───── DATASET ENTRIES ─────

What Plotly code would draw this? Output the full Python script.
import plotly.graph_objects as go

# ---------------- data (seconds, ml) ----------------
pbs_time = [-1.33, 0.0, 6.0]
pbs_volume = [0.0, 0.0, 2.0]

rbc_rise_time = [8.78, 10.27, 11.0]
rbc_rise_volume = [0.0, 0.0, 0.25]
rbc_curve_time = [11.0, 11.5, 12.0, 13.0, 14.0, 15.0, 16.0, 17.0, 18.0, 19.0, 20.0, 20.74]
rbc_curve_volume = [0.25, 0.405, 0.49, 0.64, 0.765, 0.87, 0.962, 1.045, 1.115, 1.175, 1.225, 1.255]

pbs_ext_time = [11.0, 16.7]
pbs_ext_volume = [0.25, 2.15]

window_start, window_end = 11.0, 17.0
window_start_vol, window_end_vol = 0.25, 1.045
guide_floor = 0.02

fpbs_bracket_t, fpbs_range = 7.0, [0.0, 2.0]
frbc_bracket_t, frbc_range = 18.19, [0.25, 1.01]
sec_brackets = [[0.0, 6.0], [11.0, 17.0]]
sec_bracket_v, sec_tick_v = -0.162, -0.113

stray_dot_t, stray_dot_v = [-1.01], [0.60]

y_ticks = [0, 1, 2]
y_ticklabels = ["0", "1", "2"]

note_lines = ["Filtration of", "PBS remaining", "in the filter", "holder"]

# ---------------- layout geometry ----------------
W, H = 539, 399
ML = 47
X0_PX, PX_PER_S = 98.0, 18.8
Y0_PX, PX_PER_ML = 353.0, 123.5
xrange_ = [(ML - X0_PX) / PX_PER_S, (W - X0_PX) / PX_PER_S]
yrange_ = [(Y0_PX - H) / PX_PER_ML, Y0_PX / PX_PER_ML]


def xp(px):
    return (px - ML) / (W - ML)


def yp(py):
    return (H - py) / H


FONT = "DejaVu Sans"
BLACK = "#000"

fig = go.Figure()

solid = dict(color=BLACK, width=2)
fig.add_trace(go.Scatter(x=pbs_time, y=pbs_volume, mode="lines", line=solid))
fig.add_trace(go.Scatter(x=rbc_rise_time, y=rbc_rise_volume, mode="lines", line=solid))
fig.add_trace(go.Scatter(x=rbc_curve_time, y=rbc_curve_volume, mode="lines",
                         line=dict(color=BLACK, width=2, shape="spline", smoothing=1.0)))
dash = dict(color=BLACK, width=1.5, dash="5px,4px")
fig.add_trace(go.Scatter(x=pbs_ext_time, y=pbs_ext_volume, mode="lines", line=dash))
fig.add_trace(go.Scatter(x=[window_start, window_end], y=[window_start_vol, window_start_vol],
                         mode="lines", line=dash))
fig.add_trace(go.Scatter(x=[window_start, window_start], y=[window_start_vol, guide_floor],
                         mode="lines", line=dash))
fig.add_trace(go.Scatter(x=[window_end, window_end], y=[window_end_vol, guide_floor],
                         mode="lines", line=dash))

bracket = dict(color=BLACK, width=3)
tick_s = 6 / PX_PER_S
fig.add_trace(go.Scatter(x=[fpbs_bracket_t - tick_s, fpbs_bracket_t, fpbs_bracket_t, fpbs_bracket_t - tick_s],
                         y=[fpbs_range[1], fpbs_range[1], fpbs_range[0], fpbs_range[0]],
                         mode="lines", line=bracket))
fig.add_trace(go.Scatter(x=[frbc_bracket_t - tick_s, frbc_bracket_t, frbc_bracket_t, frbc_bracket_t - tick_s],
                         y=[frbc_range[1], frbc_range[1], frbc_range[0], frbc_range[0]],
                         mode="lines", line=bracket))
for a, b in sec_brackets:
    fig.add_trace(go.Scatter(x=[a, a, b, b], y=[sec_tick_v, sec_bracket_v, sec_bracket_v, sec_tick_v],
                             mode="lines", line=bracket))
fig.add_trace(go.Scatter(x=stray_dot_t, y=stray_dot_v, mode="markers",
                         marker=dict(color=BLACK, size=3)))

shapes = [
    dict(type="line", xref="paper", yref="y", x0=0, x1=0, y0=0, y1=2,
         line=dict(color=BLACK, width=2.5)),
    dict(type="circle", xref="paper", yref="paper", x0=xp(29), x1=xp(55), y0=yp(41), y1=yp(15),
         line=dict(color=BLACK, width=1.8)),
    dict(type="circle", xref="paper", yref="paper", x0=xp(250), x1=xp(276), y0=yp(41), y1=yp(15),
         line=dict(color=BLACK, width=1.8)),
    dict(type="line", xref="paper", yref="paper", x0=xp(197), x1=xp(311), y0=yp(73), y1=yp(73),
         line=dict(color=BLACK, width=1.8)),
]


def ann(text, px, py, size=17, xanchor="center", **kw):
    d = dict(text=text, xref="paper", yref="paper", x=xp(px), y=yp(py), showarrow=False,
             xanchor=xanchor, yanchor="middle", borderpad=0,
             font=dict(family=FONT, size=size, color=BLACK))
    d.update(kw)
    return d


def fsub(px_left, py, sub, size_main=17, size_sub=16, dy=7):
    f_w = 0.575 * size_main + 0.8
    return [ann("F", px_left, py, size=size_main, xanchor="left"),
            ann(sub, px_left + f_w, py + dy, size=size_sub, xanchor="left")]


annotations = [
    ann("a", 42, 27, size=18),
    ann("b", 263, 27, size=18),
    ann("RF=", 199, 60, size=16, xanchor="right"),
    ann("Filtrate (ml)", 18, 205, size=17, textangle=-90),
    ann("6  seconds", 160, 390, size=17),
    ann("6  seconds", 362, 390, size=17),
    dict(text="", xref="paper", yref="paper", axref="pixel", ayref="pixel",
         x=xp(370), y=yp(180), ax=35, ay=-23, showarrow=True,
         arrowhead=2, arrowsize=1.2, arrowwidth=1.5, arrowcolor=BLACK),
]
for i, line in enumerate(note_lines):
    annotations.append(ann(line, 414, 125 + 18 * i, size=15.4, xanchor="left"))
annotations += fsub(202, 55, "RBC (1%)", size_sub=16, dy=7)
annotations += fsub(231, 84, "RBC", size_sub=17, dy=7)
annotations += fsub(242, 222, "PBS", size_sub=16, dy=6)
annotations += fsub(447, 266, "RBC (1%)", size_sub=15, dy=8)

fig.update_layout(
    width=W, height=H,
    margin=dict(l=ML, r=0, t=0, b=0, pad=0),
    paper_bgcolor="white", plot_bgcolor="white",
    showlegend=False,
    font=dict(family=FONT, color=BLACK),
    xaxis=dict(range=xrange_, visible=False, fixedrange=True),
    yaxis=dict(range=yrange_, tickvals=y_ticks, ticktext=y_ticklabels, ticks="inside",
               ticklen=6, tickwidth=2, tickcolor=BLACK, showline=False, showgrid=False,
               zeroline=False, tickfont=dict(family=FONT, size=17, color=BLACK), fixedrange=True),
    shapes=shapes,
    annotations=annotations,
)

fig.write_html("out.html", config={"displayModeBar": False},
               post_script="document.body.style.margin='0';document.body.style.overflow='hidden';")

─────
───── DATASET ENTRIES ─────

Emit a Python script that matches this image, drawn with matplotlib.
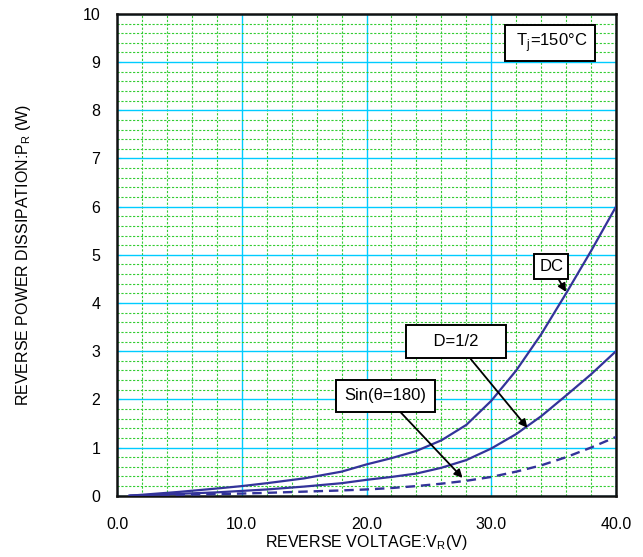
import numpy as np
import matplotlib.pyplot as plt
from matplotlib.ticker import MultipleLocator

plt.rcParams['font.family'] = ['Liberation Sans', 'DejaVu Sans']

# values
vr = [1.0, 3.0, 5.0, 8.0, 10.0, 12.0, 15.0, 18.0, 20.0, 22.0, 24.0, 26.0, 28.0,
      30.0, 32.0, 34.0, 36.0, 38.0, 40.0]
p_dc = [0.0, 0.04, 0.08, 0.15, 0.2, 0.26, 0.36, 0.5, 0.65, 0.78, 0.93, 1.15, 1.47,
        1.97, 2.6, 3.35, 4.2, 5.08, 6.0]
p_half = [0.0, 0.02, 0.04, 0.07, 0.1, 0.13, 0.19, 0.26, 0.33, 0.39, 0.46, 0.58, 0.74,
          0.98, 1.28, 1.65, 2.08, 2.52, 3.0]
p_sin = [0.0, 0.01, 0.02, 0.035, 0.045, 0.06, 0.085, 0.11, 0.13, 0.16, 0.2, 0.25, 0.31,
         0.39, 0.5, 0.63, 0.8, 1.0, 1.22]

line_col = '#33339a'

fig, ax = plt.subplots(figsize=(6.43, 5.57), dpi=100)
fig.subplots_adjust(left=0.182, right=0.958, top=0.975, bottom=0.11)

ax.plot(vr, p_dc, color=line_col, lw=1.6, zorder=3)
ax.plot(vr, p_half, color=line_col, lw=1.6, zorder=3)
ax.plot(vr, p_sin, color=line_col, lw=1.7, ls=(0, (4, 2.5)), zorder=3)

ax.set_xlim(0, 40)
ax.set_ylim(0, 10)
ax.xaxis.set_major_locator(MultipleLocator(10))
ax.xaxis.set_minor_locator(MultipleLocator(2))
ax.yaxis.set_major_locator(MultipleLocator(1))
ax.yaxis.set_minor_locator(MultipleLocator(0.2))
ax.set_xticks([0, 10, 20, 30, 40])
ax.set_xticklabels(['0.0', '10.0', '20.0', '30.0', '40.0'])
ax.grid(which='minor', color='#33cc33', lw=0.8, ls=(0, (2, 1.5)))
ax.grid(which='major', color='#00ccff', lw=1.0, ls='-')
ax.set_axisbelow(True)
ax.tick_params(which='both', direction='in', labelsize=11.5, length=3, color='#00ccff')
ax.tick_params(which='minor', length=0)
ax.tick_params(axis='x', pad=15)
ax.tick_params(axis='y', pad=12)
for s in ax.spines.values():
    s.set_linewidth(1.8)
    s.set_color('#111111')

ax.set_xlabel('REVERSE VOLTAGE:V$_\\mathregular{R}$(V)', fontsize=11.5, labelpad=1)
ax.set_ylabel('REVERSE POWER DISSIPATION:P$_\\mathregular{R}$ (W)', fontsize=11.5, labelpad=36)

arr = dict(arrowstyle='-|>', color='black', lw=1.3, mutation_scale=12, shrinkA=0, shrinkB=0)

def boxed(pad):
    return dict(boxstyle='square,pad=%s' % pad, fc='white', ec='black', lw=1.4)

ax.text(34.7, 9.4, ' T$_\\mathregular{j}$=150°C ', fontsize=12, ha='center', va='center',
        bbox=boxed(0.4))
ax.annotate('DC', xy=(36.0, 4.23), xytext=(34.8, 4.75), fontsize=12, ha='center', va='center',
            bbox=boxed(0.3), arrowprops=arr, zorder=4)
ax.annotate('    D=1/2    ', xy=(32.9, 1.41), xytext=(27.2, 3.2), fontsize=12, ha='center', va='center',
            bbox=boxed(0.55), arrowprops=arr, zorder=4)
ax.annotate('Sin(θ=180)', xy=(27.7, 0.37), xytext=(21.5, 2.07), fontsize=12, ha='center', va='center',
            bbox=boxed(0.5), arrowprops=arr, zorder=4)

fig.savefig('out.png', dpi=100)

─────
───── DATASET ENTRIES ─────

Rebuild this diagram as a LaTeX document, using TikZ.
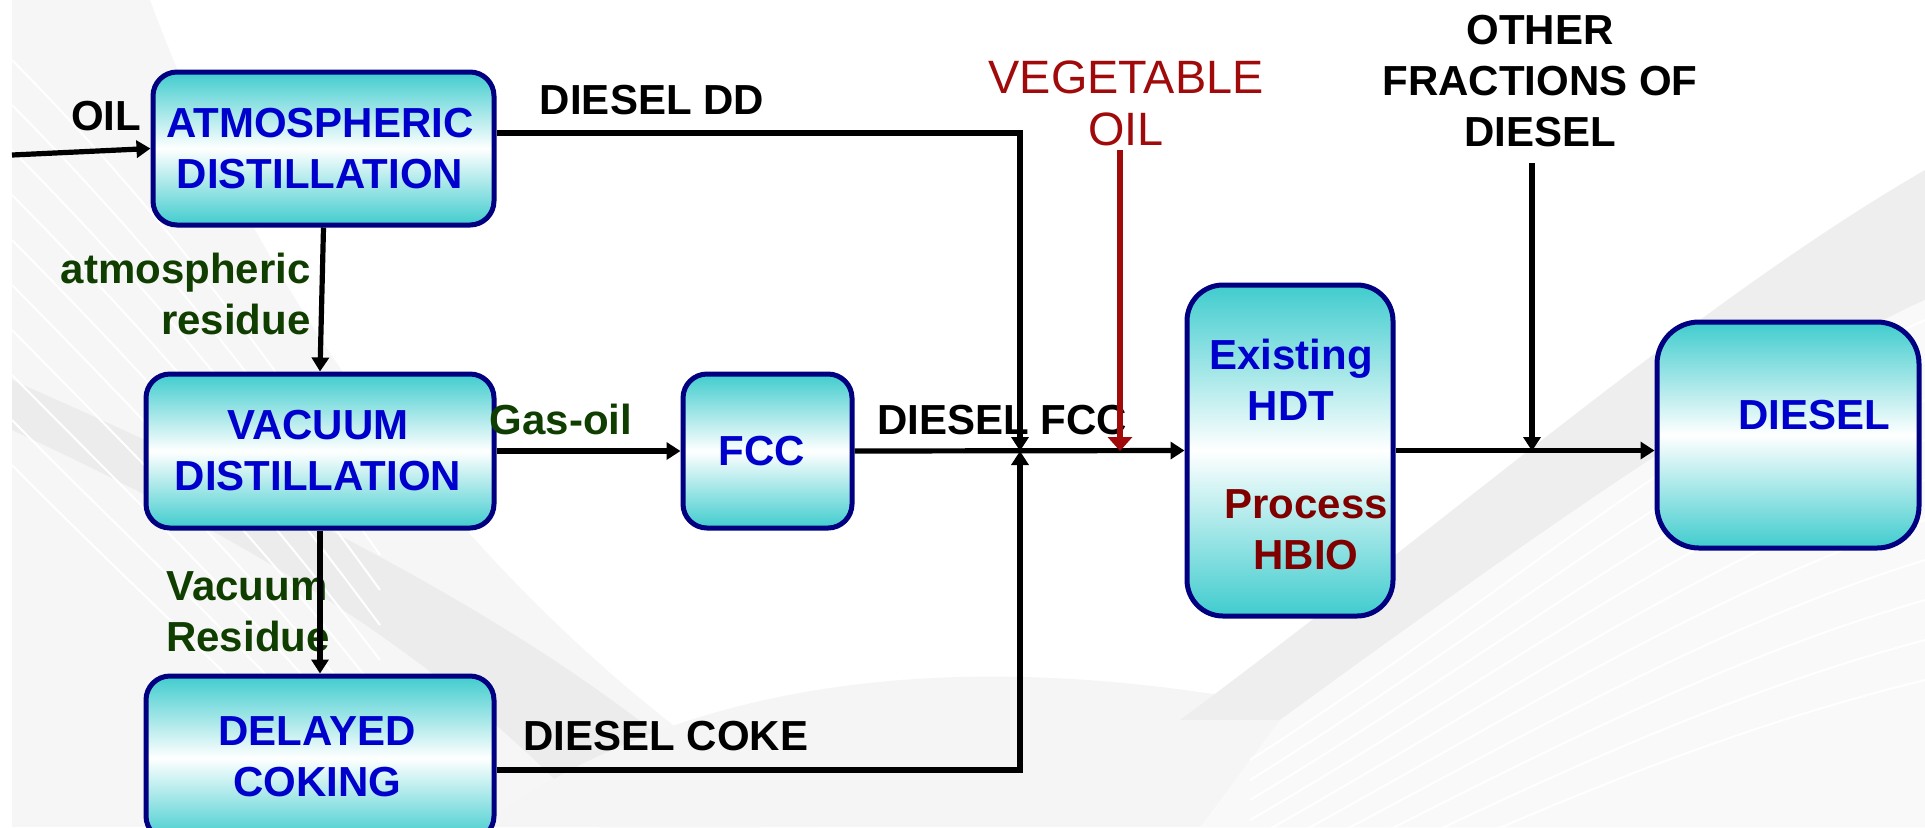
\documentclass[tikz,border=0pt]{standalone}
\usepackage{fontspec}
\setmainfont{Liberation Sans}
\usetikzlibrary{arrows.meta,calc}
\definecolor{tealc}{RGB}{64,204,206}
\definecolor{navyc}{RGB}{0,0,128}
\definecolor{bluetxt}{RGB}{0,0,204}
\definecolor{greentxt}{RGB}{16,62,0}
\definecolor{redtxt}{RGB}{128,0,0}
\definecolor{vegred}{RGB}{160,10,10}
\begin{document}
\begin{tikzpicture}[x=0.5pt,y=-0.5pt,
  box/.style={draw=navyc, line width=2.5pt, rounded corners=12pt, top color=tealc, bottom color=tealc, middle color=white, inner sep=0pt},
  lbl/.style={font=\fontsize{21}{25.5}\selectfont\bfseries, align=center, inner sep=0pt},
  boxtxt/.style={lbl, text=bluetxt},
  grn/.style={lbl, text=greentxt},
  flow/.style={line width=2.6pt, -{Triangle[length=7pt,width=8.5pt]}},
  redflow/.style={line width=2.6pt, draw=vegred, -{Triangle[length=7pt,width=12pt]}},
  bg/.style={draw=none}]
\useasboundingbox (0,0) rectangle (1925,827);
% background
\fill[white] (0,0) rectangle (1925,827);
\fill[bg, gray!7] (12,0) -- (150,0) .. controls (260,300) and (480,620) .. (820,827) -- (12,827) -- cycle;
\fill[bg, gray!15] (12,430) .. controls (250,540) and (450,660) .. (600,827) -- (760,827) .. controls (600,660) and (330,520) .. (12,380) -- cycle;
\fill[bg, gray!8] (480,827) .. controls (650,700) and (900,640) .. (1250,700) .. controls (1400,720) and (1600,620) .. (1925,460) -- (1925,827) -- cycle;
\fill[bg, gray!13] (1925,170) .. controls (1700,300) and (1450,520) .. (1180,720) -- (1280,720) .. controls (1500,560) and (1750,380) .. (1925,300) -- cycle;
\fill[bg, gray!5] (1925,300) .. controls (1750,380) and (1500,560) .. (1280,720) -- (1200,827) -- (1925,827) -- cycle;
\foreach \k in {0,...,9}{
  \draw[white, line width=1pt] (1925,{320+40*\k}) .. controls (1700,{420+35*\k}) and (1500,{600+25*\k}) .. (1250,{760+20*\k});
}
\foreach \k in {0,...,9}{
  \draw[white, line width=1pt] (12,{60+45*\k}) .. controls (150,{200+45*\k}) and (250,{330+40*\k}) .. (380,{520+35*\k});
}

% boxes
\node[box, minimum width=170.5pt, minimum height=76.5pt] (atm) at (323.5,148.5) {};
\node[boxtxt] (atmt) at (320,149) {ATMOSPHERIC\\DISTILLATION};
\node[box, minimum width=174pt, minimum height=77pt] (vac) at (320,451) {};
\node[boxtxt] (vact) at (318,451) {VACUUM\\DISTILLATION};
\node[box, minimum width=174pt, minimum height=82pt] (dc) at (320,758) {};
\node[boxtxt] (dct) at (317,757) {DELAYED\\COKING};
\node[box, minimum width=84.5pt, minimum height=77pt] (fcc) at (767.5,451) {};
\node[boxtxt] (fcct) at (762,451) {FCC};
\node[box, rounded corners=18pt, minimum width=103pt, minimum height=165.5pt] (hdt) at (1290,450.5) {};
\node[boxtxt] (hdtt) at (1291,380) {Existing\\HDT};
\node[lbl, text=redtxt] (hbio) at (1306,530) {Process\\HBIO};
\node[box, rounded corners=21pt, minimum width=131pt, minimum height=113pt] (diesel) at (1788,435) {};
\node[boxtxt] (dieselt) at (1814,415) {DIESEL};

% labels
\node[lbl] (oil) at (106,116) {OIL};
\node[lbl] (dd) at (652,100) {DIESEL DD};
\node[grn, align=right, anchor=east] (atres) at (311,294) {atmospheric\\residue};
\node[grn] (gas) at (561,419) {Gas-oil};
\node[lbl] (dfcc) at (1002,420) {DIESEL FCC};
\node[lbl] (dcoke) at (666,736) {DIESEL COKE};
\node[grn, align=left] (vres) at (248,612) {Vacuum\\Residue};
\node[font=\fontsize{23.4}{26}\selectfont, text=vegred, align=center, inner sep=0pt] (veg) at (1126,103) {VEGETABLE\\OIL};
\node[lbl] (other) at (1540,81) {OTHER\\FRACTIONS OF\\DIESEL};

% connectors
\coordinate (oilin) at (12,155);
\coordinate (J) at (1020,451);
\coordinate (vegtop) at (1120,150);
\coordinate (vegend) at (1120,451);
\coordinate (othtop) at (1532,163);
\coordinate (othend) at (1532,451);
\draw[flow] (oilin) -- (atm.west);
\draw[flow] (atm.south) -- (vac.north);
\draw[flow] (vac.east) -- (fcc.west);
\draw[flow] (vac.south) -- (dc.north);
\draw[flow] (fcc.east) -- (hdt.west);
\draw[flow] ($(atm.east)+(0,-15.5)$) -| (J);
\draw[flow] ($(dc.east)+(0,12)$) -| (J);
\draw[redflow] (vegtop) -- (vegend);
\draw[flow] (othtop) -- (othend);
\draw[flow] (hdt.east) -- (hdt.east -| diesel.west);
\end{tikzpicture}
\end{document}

─────

Everything from the line that contains "What Plotly code" through the line that contains "guide_floor = 0.02" is to be transcribed exactly, and nothing outside that range.

### ANSWER IN FULL
What Plotly code would draw this? Output the full Python script.
import plotly.graph_objects as go

# ---------------- data (seconds, ml) ----------------
pbs_time = [-1.33, 0.0, 6.0]
pbs_volume = [0.0, 0.0, 2.0]

rbc_rise_time = [8.78, 10.27, 11.0]
rbc_rise_volume = [0.0, 0.0, 0.25]
rbc_curve_time = [11.0, 11.5, 12.0, 13.0, 14.0, 15.0, 16.0, 17.0, 18.0, 19.0, 20.0, 20.74]
rbc_curve_volume = [0.25, 0.405, 0.49, 0.64, 0.765, 0.87, 0.962, 1.045, 1.115, 1.175, 1.225, 1.255]

pbs_ext_time = [11.0, 16.7]
pbs_ext_volume = [0.25, 2.15]

window_start, window_end = 11.0, 17.0
window_start_vol, window_end_vol = 0.25, 1.045
guide_floor = 0.02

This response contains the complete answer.